Instruction:
Reproduce nothing except the lines between the line with "Recreate this image" and the line with "(wp2) at (472,204)", both ends included, and please leave out pictures.

Extracted information:
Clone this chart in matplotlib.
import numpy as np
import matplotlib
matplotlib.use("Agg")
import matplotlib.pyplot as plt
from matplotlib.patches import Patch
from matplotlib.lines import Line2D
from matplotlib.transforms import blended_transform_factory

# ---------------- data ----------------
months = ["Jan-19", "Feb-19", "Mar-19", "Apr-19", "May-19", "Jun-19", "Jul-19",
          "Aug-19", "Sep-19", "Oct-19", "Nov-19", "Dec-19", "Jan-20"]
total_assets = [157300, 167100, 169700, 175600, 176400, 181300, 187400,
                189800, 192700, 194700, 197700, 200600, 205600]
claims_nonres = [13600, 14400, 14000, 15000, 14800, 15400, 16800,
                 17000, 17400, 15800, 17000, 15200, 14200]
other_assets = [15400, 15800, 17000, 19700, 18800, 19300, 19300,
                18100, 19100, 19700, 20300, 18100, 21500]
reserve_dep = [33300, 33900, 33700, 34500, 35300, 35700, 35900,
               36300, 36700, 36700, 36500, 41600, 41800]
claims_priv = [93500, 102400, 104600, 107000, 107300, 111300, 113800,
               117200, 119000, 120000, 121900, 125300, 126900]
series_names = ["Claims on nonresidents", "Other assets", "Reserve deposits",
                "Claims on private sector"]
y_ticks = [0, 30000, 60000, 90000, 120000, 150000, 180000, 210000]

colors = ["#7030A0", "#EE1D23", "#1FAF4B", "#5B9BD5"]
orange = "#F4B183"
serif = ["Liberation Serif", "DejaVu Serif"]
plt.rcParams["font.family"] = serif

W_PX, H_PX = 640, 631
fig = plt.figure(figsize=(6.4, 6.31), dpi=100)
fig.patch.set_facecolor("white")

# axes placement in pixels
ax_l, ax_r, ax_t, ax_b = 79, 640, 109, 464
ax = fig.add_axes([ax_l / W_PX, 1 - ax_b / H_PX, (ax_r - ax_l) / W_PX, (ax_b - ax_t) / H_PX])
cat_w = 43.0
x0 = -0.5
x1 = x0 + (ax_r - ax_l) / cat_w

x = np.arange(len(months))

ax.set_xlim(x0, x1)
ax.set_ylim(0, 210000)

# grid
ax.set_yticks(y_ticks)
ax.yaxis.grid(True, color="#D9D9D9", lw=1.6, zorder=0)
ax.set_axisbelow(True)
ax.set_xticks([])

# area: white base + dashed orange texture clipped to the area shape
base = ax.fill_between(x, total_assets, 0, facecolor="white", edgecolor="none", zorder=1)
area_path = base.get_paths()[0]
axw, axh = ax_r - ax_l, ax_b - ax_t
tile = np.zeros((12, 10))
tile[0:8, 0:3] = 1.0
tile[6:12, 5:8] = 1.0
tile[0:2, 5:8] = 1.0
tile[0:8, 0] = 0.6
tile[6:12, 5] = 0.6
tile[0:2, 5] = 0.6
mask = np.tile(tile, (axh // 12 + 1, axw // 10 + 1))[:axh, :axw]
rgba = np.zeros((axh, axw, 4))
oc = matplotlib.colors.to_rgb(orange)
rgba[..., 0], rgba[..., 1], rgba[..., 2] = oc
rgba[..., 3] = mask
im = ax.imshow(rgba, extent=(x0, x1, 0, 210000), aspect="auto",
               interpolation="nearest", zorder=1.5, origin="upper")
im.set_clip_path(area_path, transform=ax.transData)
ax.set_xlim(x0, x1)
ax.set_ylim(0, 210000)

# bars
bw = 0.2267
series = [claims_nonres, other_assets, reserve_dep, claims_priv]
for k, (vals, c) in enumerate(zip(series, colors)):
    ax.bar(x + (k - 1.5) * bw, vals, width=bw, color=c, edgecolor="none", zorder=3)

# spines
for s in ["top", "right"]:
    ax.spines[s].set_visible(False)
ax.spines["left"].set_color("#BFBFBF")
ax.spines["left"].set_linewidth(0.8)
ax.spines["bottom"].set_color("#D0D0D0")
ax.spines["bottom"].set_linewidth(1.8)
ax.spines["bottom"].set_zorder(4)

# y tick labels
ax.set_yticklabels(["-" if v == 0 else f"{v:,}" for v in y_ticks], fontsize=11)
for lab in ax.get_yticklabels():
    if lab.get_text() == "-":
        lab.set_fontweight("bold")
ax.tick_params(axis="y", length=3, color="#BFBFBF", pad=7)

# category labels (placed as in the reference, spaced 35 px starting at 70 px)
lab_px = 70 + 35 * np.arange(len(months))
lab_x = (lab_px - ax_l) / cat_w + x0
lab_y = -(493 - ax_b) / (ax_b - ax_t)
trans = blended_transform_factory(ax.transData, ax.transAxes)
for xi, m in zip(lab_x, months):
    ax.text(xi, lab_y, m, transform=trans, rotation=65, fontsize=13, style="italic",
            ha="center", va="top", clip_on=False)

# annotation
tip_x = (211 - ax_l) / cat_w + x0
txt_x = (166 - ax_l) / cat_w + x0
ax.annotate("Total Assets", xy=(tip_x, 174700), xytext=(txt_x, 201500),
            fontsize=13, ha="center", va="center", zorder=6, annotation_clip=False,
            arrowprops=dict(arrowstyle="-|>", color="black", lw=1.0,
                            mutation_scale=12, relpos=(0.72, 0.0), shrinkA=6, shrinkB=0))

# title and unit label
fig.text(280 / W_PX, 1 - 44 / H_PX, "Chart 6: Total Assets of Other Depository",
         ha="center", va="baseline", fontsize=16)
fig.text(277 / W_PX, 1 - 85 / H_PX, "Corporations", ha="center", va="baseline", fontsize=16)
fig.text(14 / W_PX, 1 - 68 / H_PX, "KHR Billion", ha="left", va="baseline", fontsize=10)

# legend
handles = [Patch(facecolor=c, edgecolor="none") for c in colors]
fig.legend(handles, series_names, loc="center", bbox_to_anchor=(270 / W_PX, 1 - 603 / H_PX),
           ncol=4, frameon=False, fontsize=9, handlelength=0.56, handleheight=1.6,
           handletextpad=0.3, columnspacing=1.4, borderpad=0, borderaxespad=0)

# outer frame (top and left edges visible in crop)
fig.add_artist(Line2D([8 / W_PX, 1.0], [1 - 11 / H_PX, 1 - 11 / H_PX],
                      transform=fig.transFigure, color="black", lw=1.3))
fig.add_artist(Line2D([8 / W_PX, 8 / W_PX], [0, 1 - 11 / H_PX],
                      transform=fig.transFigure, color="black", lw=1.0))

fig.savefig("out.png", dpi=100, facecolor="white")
--
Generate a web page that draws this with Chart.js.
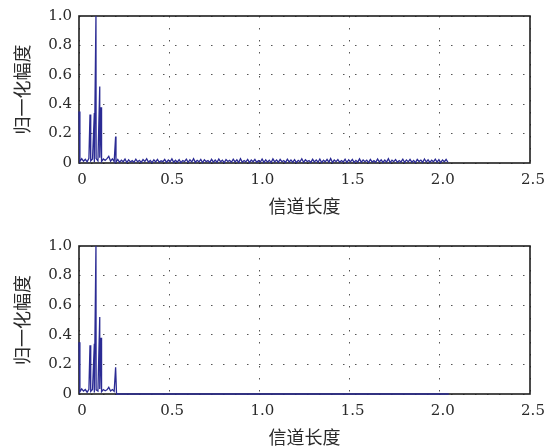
* * *
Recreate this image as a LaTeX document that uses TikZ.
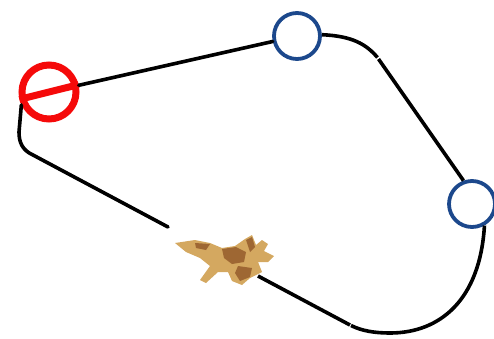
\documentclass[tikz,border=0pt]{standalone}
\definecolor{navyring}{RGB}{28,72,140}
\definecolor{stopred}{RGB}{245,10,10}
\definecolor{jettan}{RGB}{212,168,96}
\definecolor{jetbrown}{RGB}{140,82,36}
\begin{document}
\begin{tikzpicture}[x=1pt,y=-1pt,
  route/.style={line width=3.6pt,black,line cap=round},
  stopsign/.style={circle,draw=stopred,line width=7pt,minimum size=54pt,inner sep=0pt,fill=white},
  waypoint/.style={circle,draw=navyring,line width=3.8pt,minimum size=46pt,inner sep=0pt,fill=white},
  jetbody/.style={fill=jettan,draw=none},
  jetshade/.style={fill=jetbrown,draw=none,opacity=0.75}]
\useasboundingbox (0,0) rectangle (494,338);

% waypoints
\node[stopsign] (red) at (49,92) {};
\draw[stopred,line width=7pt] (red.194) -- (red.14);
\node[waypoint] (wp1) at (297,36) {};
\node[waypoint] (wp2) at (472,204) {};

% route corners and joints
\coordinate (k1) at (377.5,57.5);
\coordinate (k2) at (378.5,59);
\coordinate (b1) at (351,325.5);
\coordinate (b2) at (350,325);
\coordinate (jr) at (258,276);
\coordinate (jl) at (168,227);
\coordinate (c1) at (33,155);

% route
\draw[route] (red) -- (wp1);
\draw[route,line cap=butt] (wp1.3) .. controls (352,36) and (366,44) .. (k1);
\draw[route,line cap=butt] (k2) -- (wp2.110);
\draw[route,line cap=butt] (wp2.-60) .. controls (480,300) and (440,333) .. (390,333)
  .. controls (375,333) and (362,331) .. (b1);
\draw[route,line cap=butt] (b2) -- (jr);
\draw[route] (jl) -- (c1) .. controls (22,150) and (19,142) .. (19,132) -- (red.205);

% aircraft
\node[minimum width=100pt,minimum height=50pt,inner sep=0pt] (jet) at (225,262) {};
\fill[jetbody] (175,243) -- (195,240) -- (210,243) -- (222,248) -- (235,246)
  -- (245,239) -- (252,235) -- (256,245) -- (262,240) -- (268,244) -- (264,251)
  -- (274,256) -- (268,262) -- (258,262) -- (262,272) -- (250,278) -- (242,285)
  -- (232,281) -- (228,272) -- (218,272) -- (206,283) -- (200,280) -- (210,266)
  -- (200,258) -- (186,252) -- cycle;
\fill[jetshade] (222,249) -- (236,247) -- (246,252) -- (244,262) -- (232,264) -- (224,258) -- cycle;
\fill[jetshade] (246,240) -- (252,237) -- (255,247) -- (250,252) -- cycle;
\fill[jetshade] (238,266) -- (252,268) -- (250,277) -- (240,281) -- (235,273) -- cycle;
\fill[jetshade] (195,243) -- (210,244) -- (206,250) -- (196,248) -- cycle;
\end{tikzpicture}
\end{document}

Final result:
Recreate this image as a LaTeX document that uses TikZ.
\documentclass[tikz,border=0pt]{standalone}
\definecolor{navyring}{RGB}{28,72,140}
\definecolor{stopred}{RGB}{245,10,10}
\definecolor{jettan}{RGB}{212,168,96}
\definecolor{jetbrown}{RGB}{140,82,36}
\begin{document}
\begin{tikzpicture}[x=1pt,y=-1pt,
  route/.style={line width=3.6pt,black,line cap=round},
  stopsign/.style={circle,draw=stopred,line width=7pt,minimum size=54pt,inner sep=0pt,fill=white},
  waypoint/.style={circle,draw=navyring,line width=3.8pt,minimum size=46pt,inner sep=0pt,fill=white},
  jetbody/.style={fill=jettan,draw=none},
  jetshade/.style={fill=jetbrown,draw=none,opacity=0.75}]
\useasboundingbox (0,0) rectangle (494,338);

% waypoints
\node[stopsign] (red) at (49,92) {};
\draw[stopred,line width=7pt] (red.194) -- (red.14);
\node[waypoint] (wp1) at (297,36) {};
\node[waypoint] (wp2) at (472,204) {};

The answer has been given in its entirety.